╭──

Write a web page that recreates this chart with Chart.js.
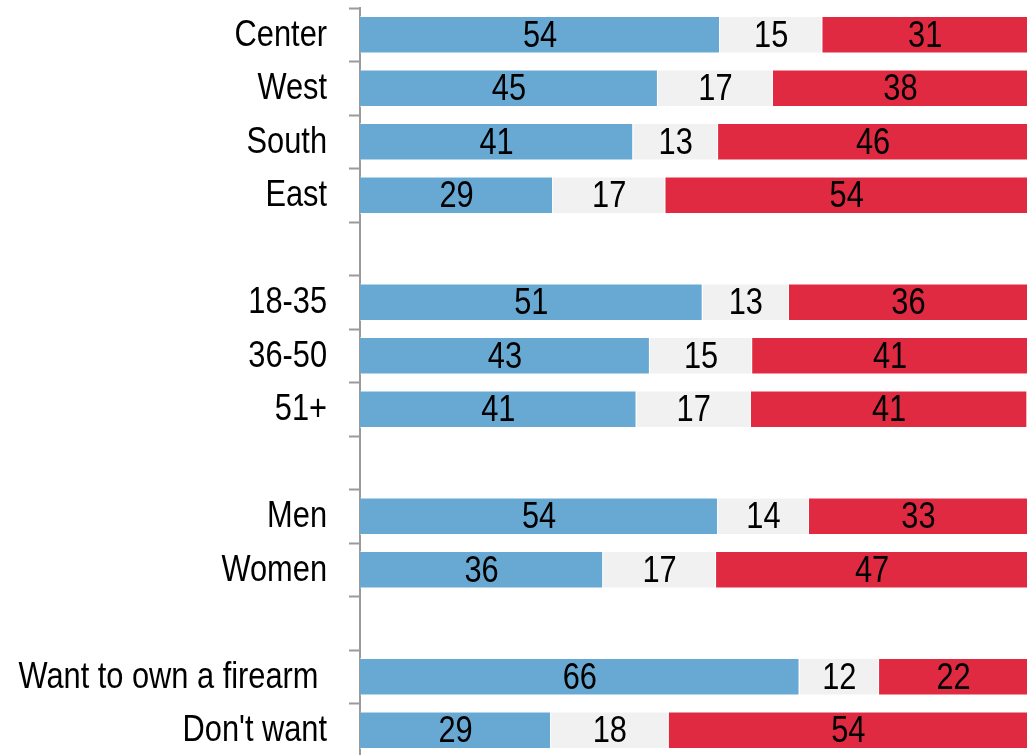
<!DOCTYPE html>
<html>
<head>
<meta charset="utf-8">
<script src="https://cdn.jsdelivr.net/npm/chart.js@4/dist/chart.umd.min.js"></script>
<style>
  html, body { margin: 0; padding: 0; background: #fff; overflow: hidden; }
  canvas { display: block; }
</style>
</head>
<body>
<canvas id="chartCanvas" width="1028" height="762"></canvas>
<script>
// categories (blank entries are the gaps between groups)
const categories = ['Center', 'West', 'South', 'East', '',
  '18-35', '36-50', '51+', '',
  'Men', 'Women', '',
  'Want to own a firearm ', "Don't want"];

// shares in %; labels show rounded values
const blueValues = [53.9, 44.6, 40.9, 28.9, null, 51.3, 43.4, 41.4, null, 53.6, 36.4, null, 65.8, 28.6];
const greyValues = [15.3, 17.2, 12.7, 16.8, null, 12.9, 15.3, 17.1, null, 13.6, 16.9, null, 11.9, 17.6];
const redValues  = [30.8, 38.2, 46.4, 54.3, null, 35.8, 41.3, 41.4, null, 32.8, 46.7, null, 22.3, 53.8];

const FONT = '36px "Liberation Sans", Arial, sans-serif';
const NARROW = 0.855; // squeeze Liberation Sans to look like Arial Narrow

function narrowText(ctx, text, x, y, align) {
    ctx.save();
    ctx.translate(x, y);
    ctx.scale(NARROW, 1);
    ctx.textAlign = align;
    ctx.fillText(text, 0, 0);
    ctx.restore();
}

const narrowLabels = {
    id: 'narrowLabels',
    afterDatasetsDraw(chart) {
        const ctx = chart.ctx;
        ctx.save();
        ctx.font = FONT;
        ctx.fillStyle = '#000';
        ctx.textBaseline = 'middle';
        // value labels in the bars
        chart.data.datasets.forEach((ds, i) => {
            chart.getDatasetMeta(i).data.forEach((bar, j) => {
                const v = ds.data[j];
                if (v == null) return;
                const p = bar.getCenterPoint();
                narrowText(ctx, String(Math.round(v)), p.x, p.y + 2, 'center');
            });
        });
        // category labels
        const yScale = chart.scales.y;
        categories.forEach((c, i) => {
            if (!c) return;
            narrowText(ctx, c, 327, yScale.getPixelForTick(i) + 1, 'right');
        });
        ctx.restore();
    }
};

const canvas = document.getElementById('chartCanvas').getContext('2d');

const chart = new Chart(canvas, {
    type: 'bar',
    data: {
        labels: categories,
        datasets: [
            { data: blueValues, backgroundColor: '#68a9d4', borderColor: 'rgba(255,255,255,0.5)', borderWidth: 1 },
            { data: greyValues, backgroundColor: '#f1f1f1', borderColor: 'rgba(255,255,255,0.5)', borderWidth: 1 },
            { data: redValues, backgroundColor: '#df2a42', borderColor: 'rgba(255,255,255,0.5)', borderWidth: 1 }
        ]
    },
    options: {
        indexAxis: 'y',
        responsive: false,
        animation: false,
        layout: { padding: { top: 8, bottom: 5, right: 0, left: 0 } },
        datasets: { bar: { categoryPercentage: 1, barPercentage: 0.7 } },
        plugins: { legend: { display: false }, tooltip: { enabled: false } },
        scales: {
            x: {
                display: false,
                stacked: true,
                min: 0,
                max: 100
            },
            y: {
                stacked: true,
                afterFit: scale => {
                    scale.width = 360;
                    scale.paddingTop = 0;
                    scale.paddingBottom = 0;
                },
                grid: {
                    offset: true,
                    drawOnChartArea: false,
                    tickLength: 11,
                    tickWidth: 2,
                    tickColor: '#9a9a9a'
                },
                border: { display: true, color: '#9a9a9a', width: 2 },
                ticks: { display: false }
            }
        }
    },
    plugins: [narrowLabels]
});
</script>
</body>
</html>
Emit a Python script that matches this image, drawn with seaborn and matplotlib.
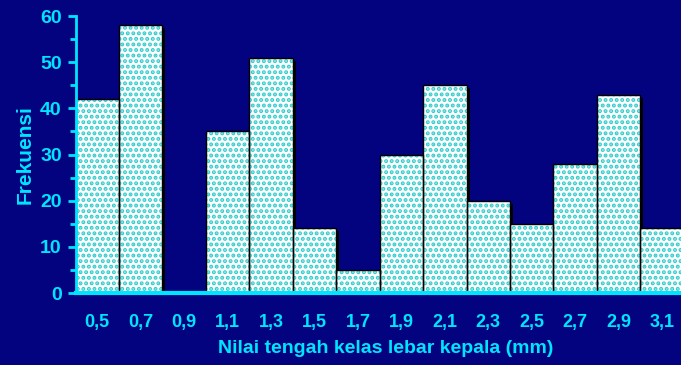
import matplotlib
matplotlib.use("Agg")
import matplotlib.pyplot as plt
import matplotlib.transforms as mtransforms
import seaborn as sns
import pandas as pd

# Class midpoints (head width, mm) and their frequencies
kelas = ["0,5", "0,7", "0,9", "1,1", "1,3", "1,5", "1,7",
         "1,9", "2,1", "2,3", "2,5", "2,7", "2,9", "3,1"]
frekuensi = [42, 58, 0, 35, 51, 14, 5, 30, 45, 20, 15, 28, 43, 14]

df = pd.DataFrame({"kelas": kelas, "frekuensi": frekuensi})

BG = "#03037f"
CYAN = "#00e5ff"
DOT = "#33cccc"

sns.set_theme(style="white")
plt.rcParams["font.family"] = ["Liberation Sans", "DejaVu Sans"]
plt.rcParams["hatch.linewidth"] = 2.0

fig = plt.figure(figsize=(6.81, 3.65), dpi=100, facecolor=BG)
ax = fig.add_axes([0.111, 0.197, 0.893, 0.759])
ax.set_facecolor(BG)

# drop shadow layer, shifted a few pixels right and down
sns.barplot(data=df, x="kelas", y="frekuensi", ax=ax, width=1.0,
            color="black", linewidth=0, saturation=1)
shift = mtransforms.ScaledTranslation(3 / 100, -3 / 100, fig.dpi_scale_trans)
for p in ax.patches:
    p.set_transform(ax.transData + shift)

# dotted fill layer (hatch colour follows the edge colour)
sns.barplot(data=df, x="kelas", y="frekuensi", ax=ax, width=1.0,
            color="white", edgecolor=DOT, linewidth=0, saturation=1,
            hatch="...")

# outline layer
sns.barplot(data=df, x="kelas", y="frekuensi", ax=ax, width=1.0,
            fill=False, edgecolor="black", linewidth=1.0)

ax.set_ylim(0, 60)
ax.set_xlim(-0.5, 13.5)
ax.set_yticks(range(0, 61, 10))
ax.set_yticks(range(5, 60, 10), minor=True)

for s in ["top", "right"]:
    ax.spines[s].set_visible(False)
ax.spines["left"].set_color(CYAN)
ax.spines["left"].set_linewidth(2)
ax.spines["left"].set_zorder(5)
ax.spines["bottom"].set_color(CYAN)
ax.spines["bottom"].set_linewidth(3)
ax.spines["bottom"].set_zorder(5)

ax.tick_params(axis="y", which="major", direction="out", length=6, width=2,
               color=CYAN, labelcolor=CYAN, labelsize=14, pad=4, left=True)
ax.tick_params(axis="y", which="minor", direction="out", length=4, width=2,
               color=CYAN, left=True)
ax.tick_params(axis="x", length=0, labelcolor=CYAN, labelsize=13, pad=15)
for lab in ax.get_xticklabels() + ax.get_yticklabels():
    lab.set_fontweight("bold")

ax.set_xlabel("Nilai tengah kelas lebar kepala (mm)", color=CYAN,
              fontsize=14, fontweight="bold", labelpad=8)
ax.xaxis.set_label_coords(0.51, -0.17)
ax.set_ylabel("Frekuensi", color=CYAN, fontsize=15, fontweight="bold")
ax.yaxis.set_label_coords(-0.068, 0.5)

fig.savefig("out.png", dpi=100, facecolor=BG)
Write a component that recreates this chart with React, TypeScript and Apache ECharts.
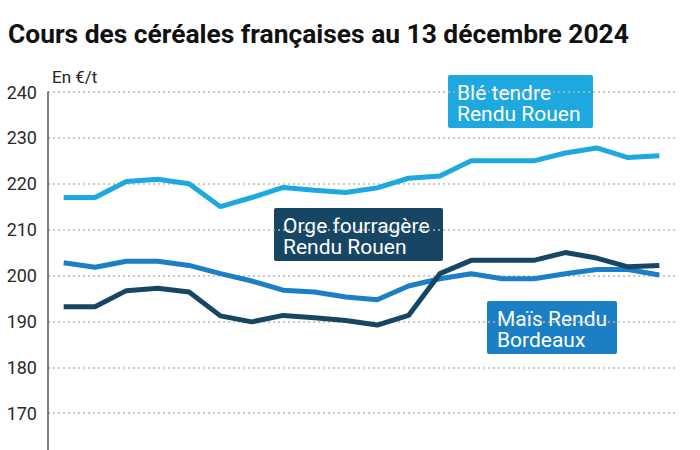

╰──

### Given problem
Each line of the data is to be duplicated exactly; pictures stay out of the copy.

### Reply to the exercise
Write a web page that recreates this chart with Chart.js.
<!DOCTYPE html>
<html>
<head>
<meta charset="utf-8">
<script src="https://cdn.jsdelivr.net/npm/chart.js@4/dist/chart.umd.min.js"></script>
<style>
  html, body { margin: 0; padding: 0; background: #fff; overflow: hidden; }
  canvas { display: block; }
</style>
</head>
<body>
<canvas id="chartCanvas" width="1028" height="762"></canvas>
<script>
// categories (blank entries are the gaps between groups)
const categories = ['Center', 'West', 'South', 'East', '',
  '18-35', '36-50', '51+', '',
  'Men', 'Women', '',
  'Want to own a firearm ', "Don't want"];

// shares in %; labels show rounded values
const blueValues = [53.9, 44.6, 40.9, 28.9, null, 51.3, 43.4, 41.4, null, 53.6, 36.4, null, 65.8, 28.6];
const greyValues = [15.3, 17.2, 12.7, 16.8, null, 12.9, 15.3, 17.1, null, 13.6, 16.9, null, 11.9, 17.6];
const redValues  = [30.8, 38.2, 46.4, 54.3, null, 35.8, 41.3, 41.4, null, 32.8, 46.7, null, 22.3, 53.8];

const FONT = '36px "Liberation Sans", Arial, sans-serif';
const NARROW = 0.855; // squeeze Liberation Sans to look like Arial Narrow

function narrowText(ctx, text, x, y, align) {
    ctx.save();
    ctx.translate(x, y);
    ctx.scale(NARROW, 1);
    ctx.textAlign = align;
    ctx.fillText(text, 0, 0);
    ctx.restore();
}

const narrowLabels = {
    id: 'narrowLabels',
    afterDatasetsDraw(chart) {
        const ctx = chart.ctx;
        ctx.save();
        ctx.font = FONT;
        ctx.fillStyle = '#000';
        ctx.textBaseline = 'middle';
        // value labels in the bars
        chart.data.datasets.forEach((ds, i) => {
            chart.getDatasetMeta(i).data.forEach((bar, j) => {
                const v = ds.data[j];
                if (v == null) return;
                const p = bar.getCenterPoint();
                narrowText(ctx, String(Math.round(v)), p.x, p.y + 2, 'center');
            });
        });
        // category labels
        const yScale = chart.scales.y;
        categories.forEach((c, i) => {
            if (!c) return;
            narrowText(ctx, c, 327, yScale.getPixelForTick(i) + 1, 'right');
        });
        ctx.restore();
    }
};

const canvas = document.getElementById('chartCanvas').getContext('2d');

const chart = new Chart(canvas, {
    type: 'bar',
    data: {
        labels: categories,
        datasets: [
            { data: blueValues, backgroundColor: '#68a9d4', borderColor: 'rgba(255,255,255,0.5)', borderWidth: 1 },
            { data: greyValues, backgroundColor: '#f1f1f1', borderColor: 'rgba(255,255,255,0.5)', borderWidth: 1 },
            { data: redValues, backgroundColor: '#df2a42', borderColor: 'rgba(255,255,255,0.5)', borderWidth: 1 }
        ]
    },
    options: {
        indexAxis: 'y',
        responsive: false,
        animation: false,
        layout: { padding: { top: 8, bottom: 5, right: 0, left: 0 } },
        datasets: { bar: { categoryPercentage: 1, barPercentage: 0.7 } },
        plugins: { legend: { display: false }, tooltip: { enabled: false } },
        scales: {
            x: {
                display: false,
                stacked: true,
                min: 0,
                max: 100
            },
            y: {
                stacked: true,
                afterFit: scale => {
                    scale.width = 360;
                    scale.paddingTop = 0;
                    scale.paddingBottom = 0;
                },
                grid: {
                    offset: true,
                    drawOnChartArea: false,
                    tickLength: 11,
                    tickWidth: 2,
                    tickColor: '#9a9a9a'
                },
                border: { display: true, color: '#9a9a9a', width: 2 },
                ticks: { display: false }
            }
        }
    },
    plugins: [narrowLabels]
});
</script>
</body>
</html>
Emit a Python script that matches this image, drawn with seaborn and matplotlib.
import matplotlib
matplotlib.use("Agg")
import matplotlib.pyplot as plt
import matplotlib.transforms as mtransforms
import seaborn as sns
import pandas as pd

# Class midpoints (head width, mm) and their frequencies
kelas = ["0,5", "0,7", "0,9", "1,1", "1,3", "1,5", "1,7",
         "1,9", "2,1", "2,3", "2,5", "2,7", "2,9", "3,1"]
frekuensi = [42, 58, 0, 35, 51, 14, 5, 30, 45, 20, 15, 28, 43, 14]

df = pd.DataFrame({"kelas": kelas, "frekuensi": frekuensi})

BG = "#03037f"
CYAN = "#00e5ff"
DOT = "#33cccc"

sns.set_theme(style="white")
plt.rcParams["font.family"] = ["Liberation Sans", "DejaVu Sans"]
plt.rcParams["hatch.linewidth"] = 2.0

fig = plt.figure(figsize=(6.81, 3.65), dpi=100, facecolor=BG)
ax = fig.add_axes([0.111, 0.197, 0.893, 0.759])
ax.set_facecolor(BG)

# drop shadow layer, shifted a few pixels right and down
sns.barplot(data=df, x="kelas", y="frekuensi", ax=ax, width=1.0,
            color="black", linewidth=0, saturation=1)
shift = mtransforms.ScaledTranslation(3 / 100, -3 / 100, fig.dpi_scale_trans)
for p in ax.patches:
    p.set_transform(ax.transData + shift)

# dotted fill layer (hatch colour follows the edge colour)
sns.barplot(data=df, x="kelas", y="frekuensi", ax=ax, width=1.0,
            color="white", edgecolor=DOT, linewidth=0, saturation=1,
            hatch="...")

# outline layer
sns.barplot(data=df, x="kelas", y="frekuensi", ax=ax, width=1.0,
            fill=False, edgecolor="black", linewidth=1.0)

ax.set_ylim(0, 60)
ax.set_xlim(-0.5, 13.5)
ax.set_yticks(range(0, 61, 10))
ax.set_yticks(range(5, 60, 10), minor=True)

for s in ["top", "right"]:
    ax.spines[s].set_visible(False)
ax.spines["left"].set_color(CYAN)
ax.spines["left"].set_linewidth(2)
ax.spines["left"].set_zorder(5)
ax.spines["bottom"].set_color(CYAN)
ax.spines["bottom"].set_linewidth(3)
ax.spines["bottom"].set_zorder(5)

ax.tick_params(axis="y", which="major", direction="out", length=6, width=2,
               color=CYAN, labelcolor=CYAN, labelsize=14, pad=4, left=True)
ax.tick_params(axis="y", which="minor", direction="out", length=4, width=2,
               color=CYAN, left=True)
ax.tick_params(axis="x", length=0, labelcolor=CYAN, labelsize=13, pad=15)
for lab in ax.get_xticklabels() + ax.get_yticklabels():
    lab.set_fontweight("bold")

ax.set_xlabel("Nilai tengah kelas lebar kepala (mm)", color=CYAN,
              fontsize=14, fontweight="bold", labelpad=8)
ax.xaxis.set_label_coords(0.51, -0.17)
ax.set_ylabel("Frekuensi", color=CYAN, fontsize=15, fontweight="bold")
ax.yaxis.set_label_coords(-0.068, 0.5)

fig.savefig("out.png", dpi=100, facecolor=BG)
Write a component that recreates this chart with React, TypeScript and Apache ECharts.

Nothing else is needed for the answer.